● **Recorded data**
________________________________________

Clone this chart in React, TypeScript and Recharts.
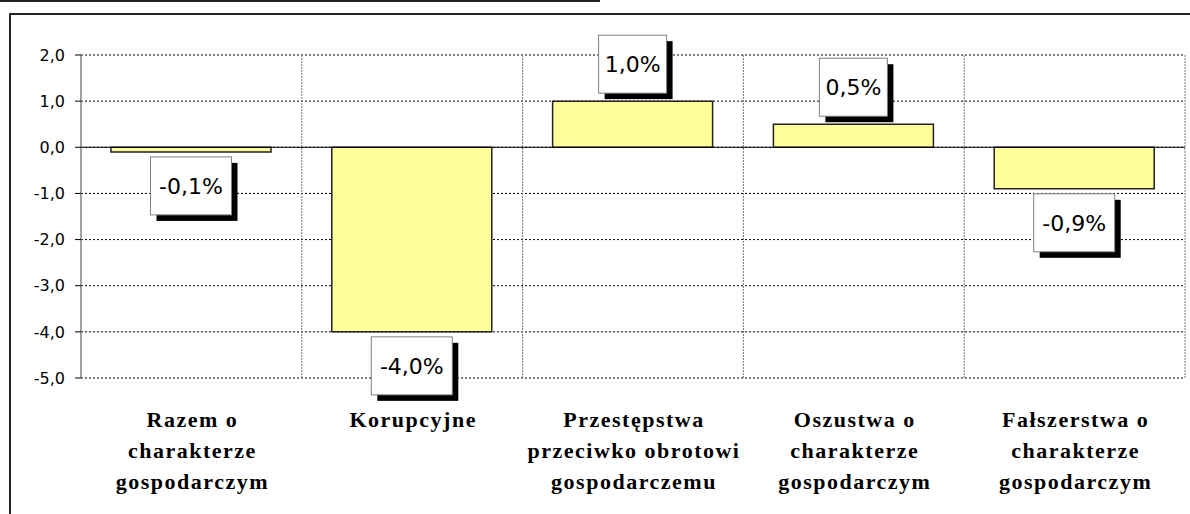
import React from 'react';
import {
  BarChart,
  Bar,
  XAxis,
  YAxis,
  CartesianGrid,
  ReferenceLine,
  LabelList,
} from 'recharts';

const categories = [
  'Razem o\ncharakterze\ngospodarczym',
  'Korupcyjne',
  'Przestępstwa\nprzeciwko obrotowi\ngospodarczemu',
  'Oszustwa o\ncharakterze\ngospodarczym',
  'Fałszerstwa o\ncharakterze\ngospodarczym',
];
const changes = [-0.1, -4.0, 1.0, 0.5, -0.9];
const yTicks = [-5, -4, -3, -2, -1, 0, 1, 2];

const data = categories.map((name, i) => ({ name, value: changes[i] }));

const fmt = (v: number) => v.toFixed(1).replace('.', ',');

const CategoryTick = (props: any) => {
  const { x, y, payload } = props;
  const lines = String(payload.value).split('\n');
  return (
    <g>
      {lines.map((line, i) => (
        <text
          key={i}
          x={x + 1}
          y={y + 41 + i * 31}
          textAnchor="middle"
          fontFamily="'Liberation Serif', serif"
          fontWeight="bold"
          fontSize={22}
          letterSpacing={1.5}
          fill="#000"
        >
          {line}
        </text>
      ))}
    </g>
  );
};

const ValueBox = (props: any) => {
  const { x, y, width, height, value } = props;
  const text = fmt(value) + '%';
  const w = text.length * 13 + 16;
  const h = 58;
  const cx = x + width / 2;
  const top = Math.min(y, y + height);
  const bottom = Math.max(y, y + height);
  const by = value >= 0 ? top - 8 - h : bottom + 5;
  const bx = cx - w / 2;
  return (
    <g>
      <rect x={bx + 6} y={by + 6} width={w} height={h} fill="#000" />
      <rect x={bx} y={by} width={w} height={h} fill="#fff" stroke="#808080" strokeWidth={1} />
      <text
        x={cx}
        y={by + h / 2 + 8}
        textAnchor="middle"
        fontFamily="'DejaVu Sans', sans-serif"
        fontSize={22}
        fill="#000"
      >
        {text}
      </text>
    </g>
  );
};

const App: React.FC = () => {
  return (
    <div style={{ position: 'absolute', left: 0, top: 0, width: 1190, height: 514, overflow: 'hidden', background: '#fff' }}>
      <div style={{ position: 'absolute', left: 0, top: 0, width: 600, height: 2, background: '#222' }} />
      <div
        style={{
          position: 'absolute',
          left: 9,
          top: 13,
          width: 1200,
          height: 520,
          borderLeft: '2px solid #222',
          borderTop: '2px solid #222',
        }}
      />
      <div style={{ position: 'absolute', left: 0, top: 0 }}>
        <BarChart
          width={1190}
          height={514}
          data={data}
          margin={{ top: 55, right: 5, left: 11, bottom: 6 }}
        >
          <CartesianGrid
            vertical={false}
            stroke="#000"
            strokeDasharray="2 2"
          />
          <CartesianGrid
            horizontal={false}
            stroke="#777"
            strokeDasharray="2 1"
            verticalCoordinatesGenerator={({ offset }: any) =>
              categories.map((_, i) => offset.left + ((i + 1) * offset.width) / categories.length)
            }
          />
          <XAxis
            dataKey="name"
            axisLine={false}
            tickLine={false}
            height={130}
            interval={0}
            tick={<CategoryTick />}
          />
          <YAxis
            width={70}
            domain={[-5, 2]}
            ticks={yTicks}
            interval={0}
            tickFormatter={fmt}
            axisLine={{ stroke: '#808080', strokeWidth: 1.5 }}
            tickLine={{ stroke: '#000' }}
            tickSize={6}
            tickMargin={10}
            tick={{ fontFamily: "'DejaVu Sans', sans-serif", fontSize: 16, fill: '#000' }}
          />
          <ReferenceLine y={0} stroke="#000" strokeWidth={1} />
          <Bar
            dataKey="value"
            barSize={160}
            fill="#FFFF99"
            stroke="#222"
            strokeWidth={1.5}
            isAnimationActive={false}
          >
            <LabelList dataKey="value" content={<ValueBox />} />
          </Bar>
        </BarChart>
      </div>
    </div>
  );
};

export default App;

________________________________________

● **Instructions for the task**
Restate the whole listing above exactly, please, omitting every image.

● **Exercise solution**
Clone this chart in React, TypeScript and Recharts.
import React from 'react';
import {
  BarChart,
  Bar,
  XAxis,
  YAxis,
  CartesianGrid,
  ReferenceLine,
  LabelList,
} from 'recharts';

const categories = [
  'Razem o\ncharakterze\ngospodarczym',
  'Korupcyjne',
  'Przestępstwa\nprzeciwko obrotowi\ngospodarczemu',
  'Oszustwa o\ncharakterze\ngospodarczym',
  'Fałszerstwa o\ncharakterze\ngospodarczym',
];
const changes = [-0.1, -4.0, 1.0, 0.5, -0.9];
const yTicks = [-5, -4, -3, -2, -1, 0, 1, 2];

const data = categories.map((name, i) => ({ name, value: changes[i] }));

const fmt = (v: number) => v.toFixed(1).replace('.', ',');

const CategoryTick = (props: any) => {
  const { x, y, payload } = props;
  const lines = String(payload.value).split('\n');
  return (
    <g>
      {lines.map((line, i) => (
        <text
          key={i}
          x={x + 1}
          y={y + 41 + i * 31}
          textAnchor="middle"
          fontFamily="'Liberation Serif', serif"
          fontWeight="bold"
          fontSize={22}
          letterSpacing={1.5}
          fill="#000"
        >
          {line}
        </text>
      ))}
    </g>
  );
};

const ValueBox = (props: any) => {
  const { x, y, width, height, value } = props;
  const text = fmt(value) + '%';
  const w = text.length * 13 + 16;
  const h = 58;
  const cx = x + width / 2;
  const top = Math.min(y, y + height);
  const bottom = Math.max(y, y + height);
  const by = value >= 0 ? top - 8 - h : bottom + 5;
  const bx = cx - w / 2;
  return (
    <g>
      <rect x={bx + 6} y={by + 6} width={w} height={h} fill="#000" />
      <rect x={bx} y={by} width={w} height={h} fill="#fff" stroke="#808080" strokeWidth={1} />
      <text
        x={cx}
        y={by + h / 2 + 8}
        textAnchor="middle"
        fontFamily="'DejaVu Sans', sans-serif"
        fontSize={22}
        fill="#000"
      >
        {text}
      </text>
    </g>
  );
};

const App: React.FC = () => {
  return (
    <div style={{ position: 'absolute', left: 0, top: 0, width: 1190, height: 514, overflow: 'hidden', background: '#fff' }}>
      <div style={{ position: 'absolute', left: 0, top: 0, width: 600, height: 2, background: '#222' }} />
      <div
        style={{
          position: 'absolute',
          left: 9,
          top: 13,
          width: 1200,
          height: 520,
          borderLeft: '2px solid #222',
          borderTop: '2px solid #222',
        }}
      />
      <div style={{ position: 'absolute', left: 0, top: 0 }}>
        <BarChart
          width={1190}
          height={514}
          data={data}
          margin={{ top: 55, right: 5, left: 11, bottom: 6 }}
        >
          <CartesianGrid
            vertical={false}
            stroke="#000"
            strokeDasharray="2 2"
          />
          <CartesianGrid
            horizontal={false}
            stroke="#777"
            strokeDasharray="2 1"
            verticalCoordinatesGenerator={({ offset }: any) =>
              categories.map((_, i) => offset.left + ((i + 1) * offset.width) / categories.length)
            }
          />
          <XAxis
            dataKey="name"
            axisLine={false}
            tickLine={false}
            height={130}
            interval={0}
            tick={<CategoryTick />}
          />
          <YAxis
            width={70}
            domain={[-5, 2]}
            ticks={yTicks}
            interval={0}
            tickFormatter={fmt}
            axisLine={{ stroke: '#808080', strokeWidth: 1.5 }}
            tickLine={{ stroke: '#000' }}
            tickSize={6}
            tickMargin={10}
            tick={{ fontFamily: "'DejaVu Sans', sans-serif", fontSize: 16, fill: '#000' }}
          />
          <ReferenceLine y={0} stroke="#000" strokeWidth={1} />
          <Bar
            dataKey="value"
            barSize={160}
            fill="#FFFF99"
            stroke="#222"
            strokeWidth={1.5}
            isAnimationActive={false}
          >
            <LabelList dataKey="value" content={<ValueBox />} />
          </Bar>
        </BarChart>
      </div>
    </div>
  );
};

export default App;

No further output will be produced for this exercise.